On Tuesday, 12 September 2017 at 01:13:29 UTC, Hasen Judy wrote:
Is this is a common beginner issue? I remember using an earlier
version of D some long time ago and I don't remember seeing
this concept.
Now, a lot of library functions seem to expect ranges as inputs
and return ranges as output.
Even parsing a csv line returns a range. And the funny thing
is, once you loop over it, it's done. You've basically consumed
it.
For example, I was having some trouble with the api of the
std.csv module, so to help me debug, I printed the result of
the csv. ok, the result seems good. Now I try to use it, for
example:
auto name = row[1];
And to my surprise there's a runtime error, something about
range something something. I don't even remember what the error
was.
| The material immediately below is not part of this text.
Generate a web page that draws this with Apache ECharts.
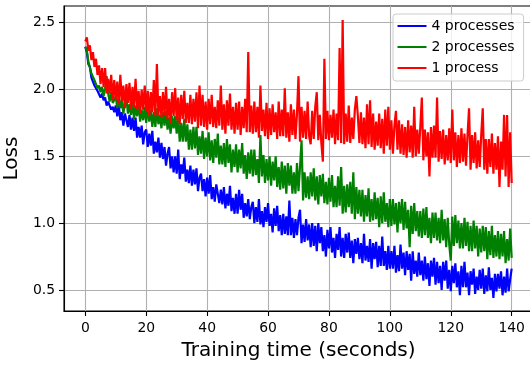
<!DOCTYPE html>
<html><head><meta charset="utf-8">
<script src="https://cdn.jsdelivr.net/npm/echarts@6.0.0/dist/echarts.min.js"></script>
<style>html,body{margin:0;padding:0;background:#fff}#c{width:530px;height:367px}</style>
</head><body><div id="c"></div>
<script>
// sampling step of the recorded losses, seconds
const timeStep = 0.5;

const loss4 = [
2.32,2.28,2.19,2.17,2.09,2.09,2.03,2.04,1.99,1.98,
1.94,1.97,1.92,1.94,1.88,1.91,1.91,1.85,1.87,1.83,
1.88,1.80,1.88,1.77,1.83,1.73,1.82,1.77,1.72,1.81,
1.70,1.79,1.69,1.79,1.64,1.72,1.64,1.73,1.59,1.68,
1.70,1.57,1.67,1.58,1.69,1.52,1.61,1.53,1.64,1.49,
1.60,1.48,1.57,1.43,1.52,1.57,1.41,1.50,1.38,1.50,
1.37,1.55,1.33,1.44,1.37,1.49,1.31,1.40,1.30,1.43,
1.28,1.40,1.29,1.41,1.24,1.34,1.37,1.24,1.33,1.20,
1.34,1.22,1.36,1.18,1.27,1.16,1.29,1.30,1.15,1.25,
1.14,1.27,1.11,1.22,1.13,1.28,1.09,1.19,1.07,1.22,
1.07,1.25,1.10,1.22,1.04,1.15,1.05,1.18,1.03,1.12,
1.16,1.00,1.12,1.01,1.18,0.99,1.09,0.97,1.12,1.01,
1.15,0.98,1.07,0.93,1.11,0.98,1.13,0.94,1.06,0.91,
1.07,0.92,1.05,0.91,1.17,0.91,1.04,0.89,1.03,0.91,
1.04,1.10,0.85,0.99,0.86,1.03,0.87,0.99,0.82,1.00,
0.83,0.98,0.79,1.00,0.85,0.97,0.79,0.91,0.75,0.95,
0.81,0.97,0.78,0.89,0.74,0.92,0.80,0.97,0.75,0.89,
0.74,0.92,0.78,0.93,0.74,0.87,0.70,0.88,0.77,0.89,
0.73,0.85,0.70,0.92,0.72,0.83,0.71,0.88,0.66,0.85,
0.73,0.86,0.67,0.83,0.68,0.90,0.68,0.79,0.65,0.83,
0.66,0.79,0.66,0.83,0.63,0.76,0.64,0.84,0.66,0.78,
0.61,0.79,0.65,0.77,0.57,0.79,0.62,0.72,0.60,0.78,
0.61,0.72,0.57,0.75,0.58,0.70,0.53,0.72,0.60,0.74,
0.54,0.71,0.55,0.68,0.50,0.71,0.57,0.72,0.51,0.65,
0.49,0.68,0.55,0.70,0.52,0.64,0.46,0.68,0.52,0.71,
0.52,0.63,0.46,0.64,0.54,0.66,0.47,0.60,0.50,0.65,
0.51,0.66,0.47,0.61,0.49,0.67,0.50,0.59,0.44,0.62,
0.49,0.62,0.51,0.64,0.46,0.60,0.48,0.66,0.49,0.58,
0.66];

const loss2 = [
2.32,2.29,2.21,2.21,2.12,2.13,2.07,2.08,2.01,2.03,
1.98,2.02,1.95,2.01,2.10,1.97,1.91,1.98,1.90,1.92,
1.95,1.86,1.95,1.86,1.92,1.82,1.90,1.93,1.82,1.89,
1.81,1.91,1.78,1.88,1.80,1.90,1.76,1.85,1.77,1.87,
1.75,1.87,1.76,1.85,1.72,1.83,1.72,1.86,1.74,1.81,
1.71,1.83,1.73,1.84,1.70,1.79,1.67,1.80,1.71,1.80,
1.67,1.80,1.61,1.75,1.61,1.78,1.61,1.74,1.55,1.70,
1.55,1.72,1.56,1.72,1.51,1.65,1.52,1.69,1.48,1.64,
1.50,1.68,1.47,1.62,1.45,1.63,1.49,1.67,1.44,1.58,
1.44,1.60,1.42,1.63,1.45,1.59,1.38,1.55,1.42,1.59,
1.38,1.55,1.41,1.60,1.37,1.51,1.33,1.53,1.37,1.55,
1.35,1.55,1.36,1.48,1.30,1.66,1.35,1.51,1.30,1.48,
1.32,1.50,1.28,1.46,1.32,1.50,1.27,1.42,1.25,1.46,
1.26,1.43,1.22,1.45,1.28,1.43,1.22,1.38,1.22,1.45,
1.24,1.42,1.62,1.17,1.38,1.19,1.35,1.18,1.38,1.20,
1.41,1.17,1.35,1.14,1.36,1.20,1.37,1.15,1.31,1.14,
1.34,1.16,1.36,1.12,1.28,1.12,1.35,1.13,1.42,1.07,
1.28,1.08,1.29,1.12,1.31,1.07,1.38,1.03,1.27,1.07,
1.25,1.05,1.25,1.01,1.21,1.05,1.26,1.01,1.18,1.02,
1.23,1.03,1.19,0.97,1.20,1.00,1.23,1.01,1.15,0.97,
1.18,0.98,1.18,0.99,1.15,0.93,1.16,1.00,1.18,0.95,
1.16,0.96,1.10,0.82,1.13,0.92,1.15,0.94,1.09,0.90,
1.09,0.89,1.11,0.91,1.12,0.89,1.04,0.85,1.08,0.89,
1.08,0.87,1.04,0.85,1.10,0.87,1.03,0.82,1.04,0.84,
0.72,1.05,0.83,1.06,0.85,1.02,0.81,1.00,0.81,1.04,
0.83,1.01,0.79,0.98,0.79,1.02,0.81,0.98,0.75,0.96,
0.78,0.98,0.79,0.97,0.73,0.94,0.76,0.98,0.74,0.91,
0.75,0.94,0.73,0.92,0.75,0.94,0.70,0.88,0.72,0.96,
0.74];

const loss1 = [
2.36,2.39,2.29,2.33,2.22,2.28,2.17,2.23,2.11,2.18,
2.04,2.16,2.02,2.16,1.97,2.08,1.97,2.11,1.92,2.07,
1.92,2.06,1.89,2.11,1.91,2.03,1.86,2.04,1.90,2.05,
1.85,2.02,1.87,2.08,1.85,1.99,1.82,2.00,1.85,2.03,
1.84,1.99,1.80,1.98,1.83,2.07,1.80,2.19,1.81,1.95,
1.79,1.98,1.81,2.02,1.78,1.93,1.75,1.98,1.80,2.01,
1.77,1.94,1.74,1.96,1.78,1.99,1.75,1.90,1.75,1.96,
1.74,1.93,1.76,1.98,1.71,2.03,1.73,1.96,1.72,1.91,
1.70,1.93,1.74,1.96,1.72,1.87,1.71,1.92,1.73,2.03,
1.70,1.89,1.67,1.92,1.73,1.97,1.70,1.87,1.67,1.90,
1.70,1.91,1.66,1.87,1.71,1.93,1.68,2.28,1.68,1.88,
1.67,1.91,1.68,1.87,1.64,2.03,1.69,1.85,1.65,1.90,
1.63,1.86,1.66,1.89,1.68,1.83,1.63,1.91,1.65,1.85,
1.65,2.01,1.64,1.83,1.61,1.89,1.66,1.85,1.63,1.82,
2.10,1.61,1.87,1.64,1.84,1.63,1.91,1.65,1.59,1.84,
1.63,1.87,1.98,1.62,1.81,1.60,1.46,2.23,1.63,1.84,
1.62,1.81,1.64,1.85,1.59,1.82,1.62,2.31,1.60,2.52,
1.59,1.82,1.61,1.88,1.60,1.79,1.63,1.85,1.95,1.80,
1.60,1.83,1.59,1.79,1.56,1.89,1.59,1.92,1.57,1.82,
1.55,1.76,1.58,1.82,1.56,1.78,1.52,1.85,1.58,1.87,
1.55,1.77,1.52,1.73,1.84,1.55,1.77,1.52,1.74,1.51,
1.72,1.49,1.77,1.53,1.73,1.49,1.87,1.50,1.70,1.52,
1.72,1.94,1.47,1.70,1.50,1.68,1.35,1.72,1.49,1.73,
1.49,1.94,1.46,1.69,1.48,1.70,1.44,1.66,1.47,1.71,
1.45,1.85,1.47,1.68,1.42,1.66,1.45,1.71,1.46,1.67,
1.43,1.66,1.86,1.40,1.66,1.45,1.68,1.41,1.62,1.42,
1.66,1.86,1.40,1.63,1.37,1.63,1.42,1.67,1.37,1.60,
1.40,1.65,1.27,1.61,1.40,1.81,1.35,1.81,1.27,1.68,
1.30];

const seriesNames = ['4 processes', '2 processes', '1 process'];
const seriesColors = ['#0000ff', '#008000', '#ff0000'];
const xTicks = [0, 20, 40, 60, 80, 100, 120, 140];
const yTicks = [0.5, 1.0, 1.5, 2.0, 2.5];

const FONT = 'DejaVu Sans';
const toPairs = arr => arr.map((v, i) => [i * timeStep, v]);
const allLoss = [loss4, loss2, loss1];

const chart = echarts.init(document.getElementById('c'), null, {renderer: 'canvas'});
chart.setOption({
  backgroundColor: '#ffffff',
  animation: false,
  grid: {
    left: 64, top: 6, right: -3, bottom: 56,
    show: true, borderColor: '#000', borderWidth: 1.1,
    backgroundColor: 'transparent',
    containLabel: false, outerBoundsMode: 'none'
  },
  legend: {
    orient: 'vertical', left: 393, top: 14,
    icon: 'rect',
    itemWidth: 29, itemHeight: 2, itemGap: 7, itemTextGap: 11,
    padding: [5, 9, 6, 4.5],
    backgroundColor: 'rgba(255,255,255,0.8)',
    borderColor: '#cccccc', borderWidth: 1, borderRadius: 3,
    textStyle: {fontSize: 14, color: '#000', fontFamily: FONT},
    data: seriesNames
  },
  xAxis: {
    type: 'value', min: -7, max: 147, splitNumber: 8,
    axisLine: {show: true, onZero: false, lineStyle: {color: '#000', width: 1.1}},
    axisTick: {show: true, inside: false, length: 5, customValues: xTicks, lineStyle: {color: '#000', width: 1.1}},
    axisLabel: {customValues: xTicks, color: '#000', fontSize: 13.9, fontFamily: FONT, margin: 10},
    splitLine: {show: true, lineStyle: {color: '#b0b0b0', width: 1.1}},
    name: 'Training time (seconds)', nameLocation: 'middle', nameGap: 30,
    nameTextStyle: {fontSize: 20, color: '#000', fontFamily: FONT}
  },
  yAxis: {
    type: 'value', min: 0.3425, max: 2.625, splitNumber: 5,
    axisLine: {show: true, onZero: false, lineStyle: {color: '#000', width: 1.1}},
    axisTick: {show: true, inside: false, length: 5, customValues: yTicks, lineStyle: {color: '#000', width: 1.1}},
    axisLabel: {customValues: yTicks, color: '#000', fontSize: 13.9, fontFamily: FONT, margin: 9,
      formatter: v => Number(v).toFixed(1)},
    splitLine: {show: true, lineStyle: {color: '#b0b0b0', width: 1.1}},
    name: 'Loss', nameLocation: 'middle', nameGap: 33, nameRotate: 90,
    nameTextStyle: {fontSize: 20, color: '#000', fontFamily: FONT}
  },
  series: seriesNames.map((name, k) => ({
    type: 'line', name: name, data: toPairs(allLoss[k]),
    symbol: 'none', showSymbol: false, sampling: null,
    lineStyle: {color: seriesColors[k], width: 2.2},
    itemStyle: {color: seriesColors[k]},
    z: 2 + k
  }))
});
</script>
</body></html>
The thing is, it wasn't clear what was going on.
The line was actually more like:
auto some_var =
some_function(row[1].some_other_library_method!template_variable);
So because I was calling several library methods on the same
line, I thought the problem might have something to do with the
range not exactly matching what the library was expecting. I
thought maybe row[1] also returned some range instead of a
string and that range had something wrong with it.
Well, it turned out that my earlier attempt to print the parsed
csv row resulted in the row being "consumed" and now the row is
an empty range(!).
Is there a straight forward way to convert a Range to a list
other than manually doing a foreach?
string[] items;
foreach(item; someRangeThing) {
items ~= item;
}
I feel like that is a bit of an overkill.
if `range.save` works use that, otherwise
`range.dup` will duplicate the range
or `range.array` (from std.array) will enumerate the range into
an array (which is pretty much the same as your solution above.